USDA's planting intentions report, released March 31, pegs expected harvested acres at 1.37 million acres, down from 1.47 million last year.

"It'll definitely put prices higher. Right now, we're in a deficit mode for hay supplies," said Adrian Boer, a Jerome dairyman. "It's not going to be a good situation."

Some area dairymen are buying hay, where they can find it in other states, at substantially higher prices, $180 to $200 a ton, he said.

With all feed following corn prices higher, things aren't looking good at all, he said.

"The milk price is not rising fast enough to cover feed costs," he said.

While Class III milk price for April is $16.74 per hundredweight, cheese-yield pricing in the neighborhood is only $14.50 to $15 per hundredweight, way below cost of production he said.

Boer grows all the corn he needs for corn silage, but purchases the biggest share of his hay needs. And hay represents 25 percent to 35 percent of his ration.

Jack Davis, a Kuna dairyman, is also expecting higher hay prices.

"How much higher, we don't know," he said. "And we may have to go further to find hay.
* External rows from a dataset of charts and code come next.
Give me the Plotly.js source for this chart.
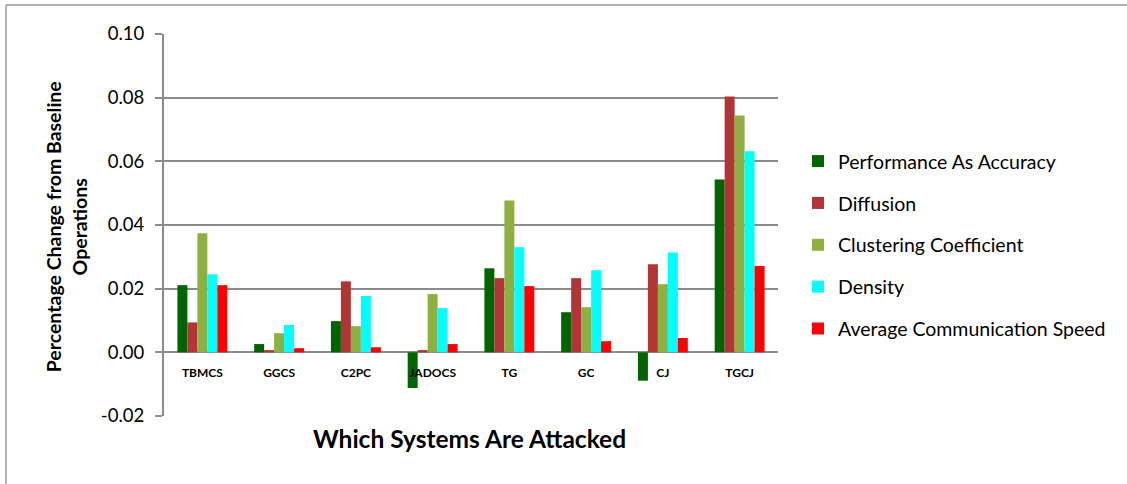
<!DOCTYPE html>
<html>
<head>
<meta charset="utf-8">
<script src="https://cdn.plot.ly/plotly-3.0.1.min.js"></script>
<style>html,body{margin:0;padding:0;background:#fff;}#chart{width:1127px;height:484px;}</style>
</head>
<body>
<div id="chart"></div>
<script>
var categories = ["TBMCS", "GGCS", "C2PC", "JADOCS", "TG", "GC", "CJ", "TGCJ"];
var performanceAccuracy = [0.0211, 0.0026, 0.0098, -0.0112, 0.0264, 0.0126, -0.0089, 0.0543];
var diffusion = [0.0094, 0.0007, 0.0223, 0.0007, 0.0233, 0.0233, 0.0277, 0.0804];
var clusteringCoefficient = [0.0374, 0.0060, 0.0082, 0.0183, 0.0477, 0.0142, 0.0214, 0.0744];
var density = [0.0245, 0.0086, 0.0177, 0.0139, 0.0330, 0.0258, 0.0314, 0.0632];
var avgCommSpeed = [0.0211, 0.0013, 0.0016, 0.0026, 0.0208, 0.0035, 0.0045, 0.0271];
var seriesNames = ["Performance As Accuracy", "Diffusion", "Clustering Coefficient", "Density", "Average Communication Speed"];
var seriesValues = [performanceAccuracy, diffusion, clusteringCoefficient, density, avgCommSpeed];
var seriesColors = ["#006400", "#B23434", "#8DB040", "#00FFFF", "#FF0000"];
var yTickValues = [-0.02, 0, 0.02, 0.04, 0.06, 0.08, 0.10];
var yTickLabels = ["-0.02", "0.00", "0.02", "0.04", "0.06", "0.08", "0.10"];

var FONT = "Lato, 'Open Sans', sans-serif";
var GRID = "#8c8c8c";

var traces = seriesNames.map(function (name, i) {
  return {
    type: "bar",
    name: name,
    x: categories,
    y: seriesValues[i],
    legendgroup: "g" + i,
    marker: { color: seriesColors[i], line: { width: 0 } },
    hoverinfo: "x+y+name"
  };
});

var layout = {
  width: 1127,
  height: 484,
  margin: { l: 164, r: 349, t: 34, b: 68 },
  paper_bgcolor: "#fff",
  plot_bgcolor: "#fff",
  barmode: "group",
  bargap: 0.35,
  bargroupgap: 0,
  font: { family: FONT, color: "#000" },
  showlegend: true,
  legend: {
    x: 1.0326, xanchor: "left",
    y: 0.7175, yanchor: "top",
    traceorder: "grouped",
    tracegroupgap: 13.5,
    font: { family: FONT, size: 19.5, color: "#000" },
    bgcolor: "rgba(0,0,0,0)"
  },
  xaxis: {
    type: "category",
    anchor: "free",
    position: 1 / 6,
    showgrid: false,
    showline: false,
    zeroline: false,
    ticks: "",
    ticklabelstandoff: 12,
    tickfont: { family: FONT, size: 12, color: "#000", weight: "bold" },
    fixedrange: true
  },
  yaxis: {
    range: [-0.02, 0.10],
    tickvals: yTickValues,
    ticktext: yTickLabels,
    showgrid: true,
    gridcolor: GRID,
    gridwidth: 2,
    zeroline: true,
    zerolinecolor: GRID,
    zerolinewidth: 2,
    showline: true,
    linecolor: GRID,
    linewidth: 2,
    ticks: "outside",
    ticklen: 7,
    tickwidth: 2,
    tickcolor: GRID,
    ticklabelstandoff: 7,
    tickfont: { family: FONT, size: 18.5, color: "#000" },
    fixedrange: true
  },
  annotations: [
    {
      xref: "paper", yref: "paper",
      x: 0.498, y: -0.0576,
      xanchor: "center", yanchor: "middle",
      text: "<b>Which Systems Are Attacked</b>",
      showarrow: false,
      font: { family: FONT, size: 24.5, color: "#000" }
    },
    {
      xref: "paper", yref: "paper",
      x: -0.159, y: 0.495,
      xanchor: "center", yanchor: "middle",
      textangle: -90,
      text: "<b>Percentage Change from Baseline<br>Operations</b>",
      showarrow: false,
      font: { family: FONT, size: 19.5, color: "#000" }
    }
  ],
  shapes: [
    { type: "line", xref: "paper", yref: "paper", x0: -0.2573, x1: 1.57, y0: 1.0759, y1: 1.0759, line: { color: "#999", width: 1.5 } },
    { type: "line", xref: "paper", yref: "paper", x0: -0.2573, x1: -0.2573, y0: 1.0759, y1: -0.2, line: { color: "#999", width: 1.5 } }
  ]
};

Plotly.newPlot("chart", traces, layout, { displayModeBar: false, staticPlot: true });
</script>
</body>
</html>
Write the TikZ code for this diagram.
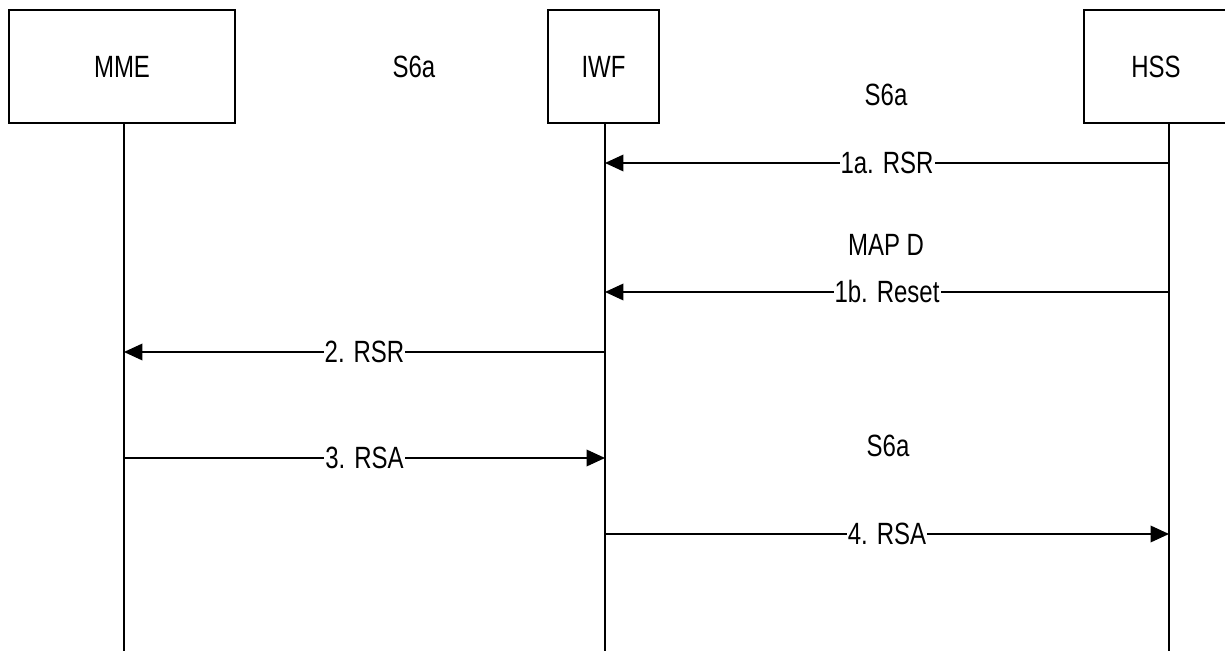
\documentclass[tikz,border=0pt]{standalone}
\usepackage{fontspec}
\setmainfont[FakeStretch=0.78]{Liberation Sans}
\usetikzlibrary{arrows.meta}
\tikzset{
  entity/.style={draw, line width=0.7pt, minimum height=113*0.2mm, inner sep=0pt},
  lifeline/.style={line width=0.7pt},
  msg/.style={line width=0.7pt, -{Triangle[length=10.5pt,width=9.5pt]}},
  msglabel/.style={fill=white, inner sep=0.6pt},
  iface/.style={inner sep=0pt}
}
\begin{document}
\begin{tikzpicture}[x=0.2mm,y=-0.2mm, font=\fontsize{17.5}{21}\selectfont]
\useasboundingbox (0,0) rectangle (1225,651);
% entities
\node[entity, minimum width=226*0.2mm] (mme) at (122,66.5) {MME};
\node[entity, minimum width=111*0.2mm] (iwf) at (603.5,66.5) {IWF};
\node[entity, minimum width=144*0.2mm] (hss) at (1156,66.5) {HSS};
% lifelines
\coordinate (mmeTop) at (124,123);
\coordinate (mmeEnd) at (124,651);
\coordinate (iwfTop) at (605,123);
\coordinate (iwfEnd) at (605,651);
\coordinate (hssTop) at (1169,123);
\coordinate (hssEnd) at (1169,651);
\draw[lifeline] (mmeTop) -- (mmeEnd);
\draw[lifeline] (iwfTop) -- (iwfEnd);
\draw[lifeline] (hssTop) -- (hssEnd);
% interface labels
\node[iface] (s6aTop) at (414,67) {S6a};
\node[iface] (s6aHss) at (886,95) {S6a};
\node[iface] (mapd) at (886,245) {MAP D};
\node[iface] (s6aLow) at (888,446) {S6a};
% message end points
\coordinate (hss1a) at (1169,163);
\coordinate (iwf1a) at (605,163);
\coordinate (hss1b) at (1169,292);
\coordinate (iwf1b) at (605,292);
\coordinate (iwf2) at (605,352);
\coordinate (mme2) at (124,352);
\coordinate (mme3) at (124,458);
\coordinate (iwf3) at (605,458);
\coordinate (iwf4) at (605,534);
\coordinate (hss4) at (1169,534);
% messages
\draw[msg] (hss1a) -- node[msglabel] (m1a) {1a. RSR} (iwf1a);
\draw[msg] (hss1b) -- node[msglabel] (m1b) {1b. Reset} (iwf1b);
\draw[msg] (iwf2) -- node[msglabel] (m2) {2. RSR} (mme2);
\draw[msg] (mme3) -- node[msglabel] (m3) {3. RSA} (iwf3);
\draw[msg] (iwf4) -- node[msglabel] (m4) {4. RSA} (hss4);
\end{tikzpicture}
\end{document}
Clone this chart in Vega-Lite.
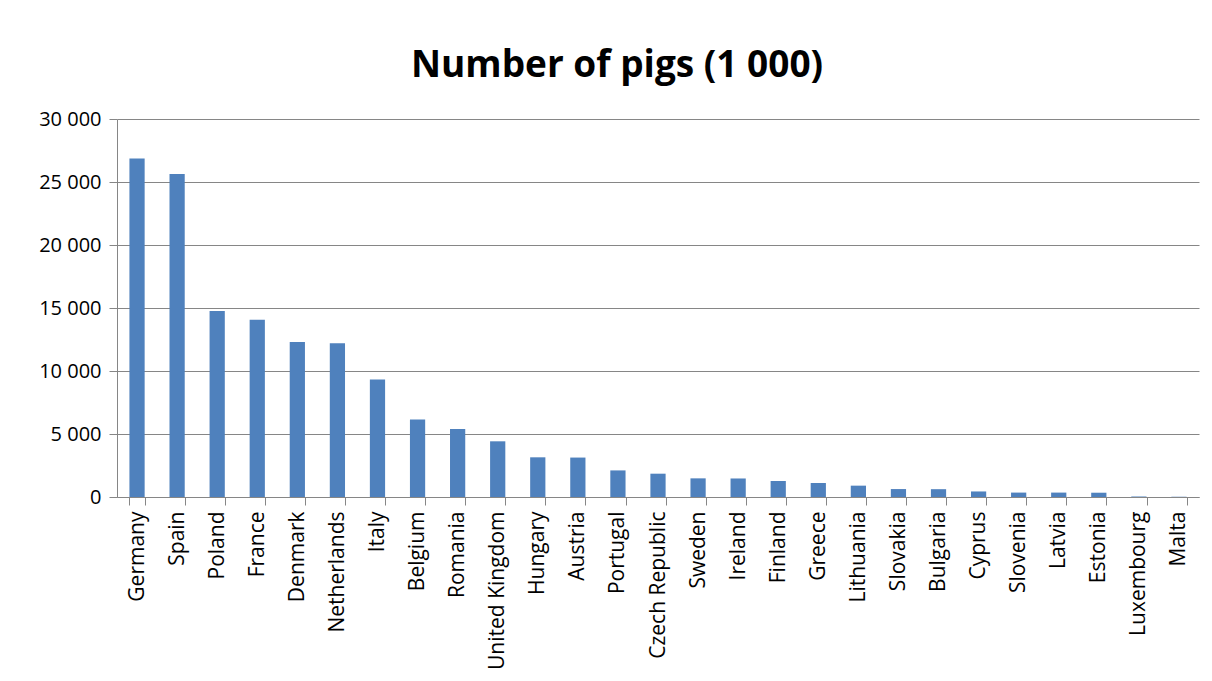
{
  "$schema": "https://vega.github.io/schema/vega-lite/v6.json",
  "width": 1082,
  "height": 378,
  "autosize": {"type": "none"},
  "padding": {"left": 117, "top": 119, "right": 13, "bottom": 184},
  "background": "white",
  "title": {
    "text": "Number of pigs (1 000)",
    "font": "Open Sans",
    "fontSize": 37,
    "fontWeight": "bold",
    "color": "black",
    "anchor": "middle",
    "dx": -41,
    "offset": 24
  },
  "data": {
    "values": [
      {"country": "Germany", "pigs": 26870},
      {"country": "Spain", "pigs": 25630},
      {"country": "Poland", "pigs": 14760},
      {"country": "France", "pigs": 14070},
      {"country": "Denmark", "pigs": 12300},
      {"country": "Netherlands", "pigs": 12200},
      {"country": "Italy", "pigs": 9330},
      {"country": "Belgium", "pigs": 6150},
      {"country": "Romania", "pigs": 5390},
      {"country": "United Kingdom", "pigs": 4420},
      {"country": "Hungary", "pigs": 3150},
      {"country": "Austria", "pigs": 3130},
      {"country": "Portugal", "pigs": 2110},
      {"country": "Czech Republic", "pigs": 1850},
      {"country": "Sweden", "pigs": 1480},
      {"country": "Ireland", "pigs": 1470},
      {"country": "Finland", "pigs": 1270},
      {"country": "Greece", "pigs": 1110},
      {"country": "Lithuania", "pigs": 900},
      {"country": "Slovakia", "pigs": 630},
      {"country": "Bulgaria", "pigs": 620},
      {"country": "Cyprus", "pigs": 440},
      {"country": "Slovenia", "pigs": 350},
      {"country": "Latvia", "pigs": 350},
      {"country": "Estonia", "pigs": 340},
      {"country": "Luxembourg", "pigs": 30},
      {"country": "Malta", "pigs": 20}
    ]
  },
  "mark": {"type": "bar", "color": "#4F81BD"},
  "encoding": {
    "x": {
      "field": "country",
      "type": "nominal",
      "sort": null,
      "scale": {"paddingInner": 0.62, "paddingOuter": 0.31},
      "axis": {
        "title": null,
        "labelAngle": -90,
        "labelAlign": "right",
        "labelBaseline": "middle",
        "labelFont": "Open Sans",
        "labelFontSize": 21,
        "labelColor": "black",
        "labelPadding": 6,
        "tickBand": "extent",
        "tickSize": 8,
        "tickColor": "#868686",
        "domainColor": "#868686",
        "grid": false
      }
    },
    "y": {
      "field": "pigs",
      "type": "quantitative",
      "scale": {"domain": [0, 30000], "nice": false},
      "axis": {
        "title": null,
        "values": [0, 5000, 10000, 15000, 20000, 25000, 30000],
        "labelExpr": "replace(format(datum.value, ','), ',', ' ')",
        "labelFont": "Open Sans",
        "labelFontSize": 20,
        "labelColor": "black",
        "labelPadding": 8,
        "tickSize": 8,
        "tickColor": "#868686",
        "domainColor": "#868686",
        "gridColor": "#868686",
        "gridOpacity": 1
      }
    }
  },
  "config": {"view": {"stroke": null}}
}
We've never been in this situation before."

That situation is a shortage of hay due to high corn prices and the resulting increased corn acreage, he said.

At 390,000 acres, expected acres of field corn in Idaho jumped 22 percent this year.

That acreage will help in the availability of feed corn, but the price of it won't help dairymen, Boer said.

"Corn hit almost $8 this week per bushel," said Greg Sanders USDA Market News reporter in Moses Lake, Wash.

High corn prices all winter, with wheat prices following suit, led to a lot of farmers planting hay ground to corn and wheat, he said.

While hay prices didn't react to the planting intentions report, they've been pretty high all winter, Sanders said.